IN ATLANTA: MARKETING COMMUNICATIONS THAT CATCH THE EYE, AND THE MIND AND HEART AS WELL

Higher Education and Continuing Education marketing require a higher level of insight.




Tom Tortorici specializes in marketing communications for educational institutions and companies. Some examples are included in his online portfolio; to see more, just get in touch.


Have you heard the old marketing principle sell benefits and not features? Benefits are what the buyer gains in the end. Features are aspects of the thing being offered.

In education marketing, actually, both are important. But it's easy to confuse the two, to the point of losing sight of what we're really, truly selling.

• Undergraduate Admissions at a university promotes its brand new buildings and student facilities.
• An insurance-industry continuing ed provider features its seminar location at a San Deigo resort hotel
• A working-adults degree program mentions its long tradition of academic excellence.
• A technical college advertises its fast-track certification program.

All good things. But not a single genuine benefit among them.

• The new buildings and facilities are a competitive advantage.
• The beach hotel location is used as a deal-clincher.
• The academic tradition is part of brand-building.

• The fast-track program is the response to a common objection.

So what would be an education's true benefit? Something that doesn't accrue until the student has left: Being prepared to compete for enhanced career opportunity.

If you're not sure about what is most important to applicants, ask yourself: if people could choose between a great degree with no job, OR a great job with no degree, which do you think they would pick?

Life-long academics sometimes have a tendency to think students cough up tuition each semester out of a love of academia. Sure, there are a few. But even they have to get a job someday.

For Continuing Education attendees, it's also about staying on top of their category's latest developments and keeping their job--which can now be just as competitive as getting a job. If you're known as the "go-to person" with the latest answers at your workplace, wouldn't that give you some measure of job security? How about emotional security?

Many of the things that education marketers promote as ultimate benefits really have more to do with the short-term student experience. And to be sure, especially for undergraduates to whom we're selling purely competitively, skillful marketing communications should help the prospect "taste the experience" of life and learning on our unique campus.

But now more than ever, people are concerned about their ability to consistently learn a good living. It's the bottom of bottom lines. And with good reason. Picture the father of three staring at the bedroom ceiling, feeling he's being left behind in an industry that's quickly evolving. But the professional-education ad he sees the next day doesn't empathize with his predicament. Instead it boasts about it's school's "small class sizes" and "liberal arts tradition."

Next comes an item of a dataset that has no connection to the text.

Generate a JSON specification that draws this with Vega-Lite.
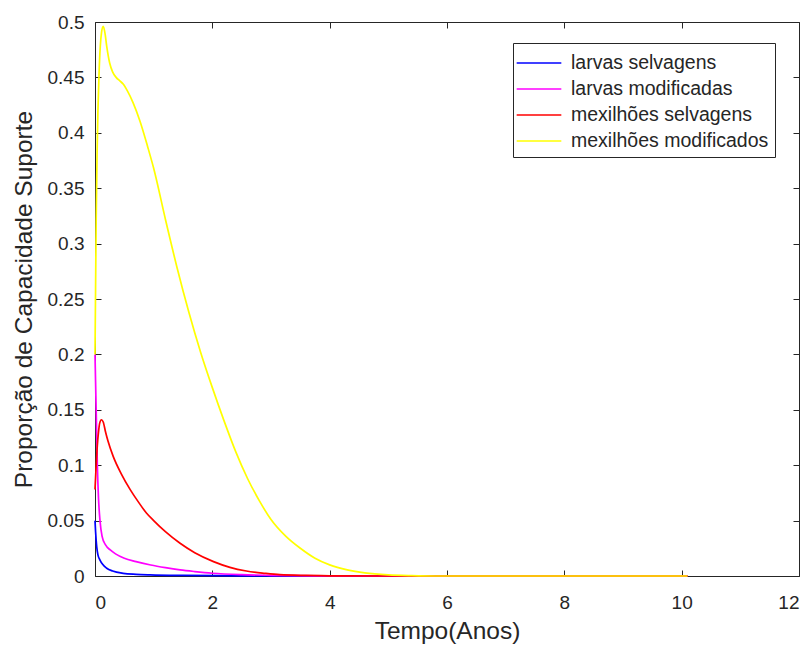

Perhaps we need to realize that our own marketing is no longer just about our institution. It's also about our prospective student after they're no longer our student.

• What additional training can we give that will make them more competitive in the job market--which other schools aren't offering?
• How can we lower the bar, by reducing their expenses, hassles and time commitment, so it's easier to for them to start, and quicker for them to finish?
• Can we run our Career Services department like private employment firm, or introduce grads to influential and well-connected alumni?

Let's start there. Let's be creative. In the end, our organizations, and our marketing, can more effectively attract the students we want by making the competitive advantages of our graduates our competitive advantage.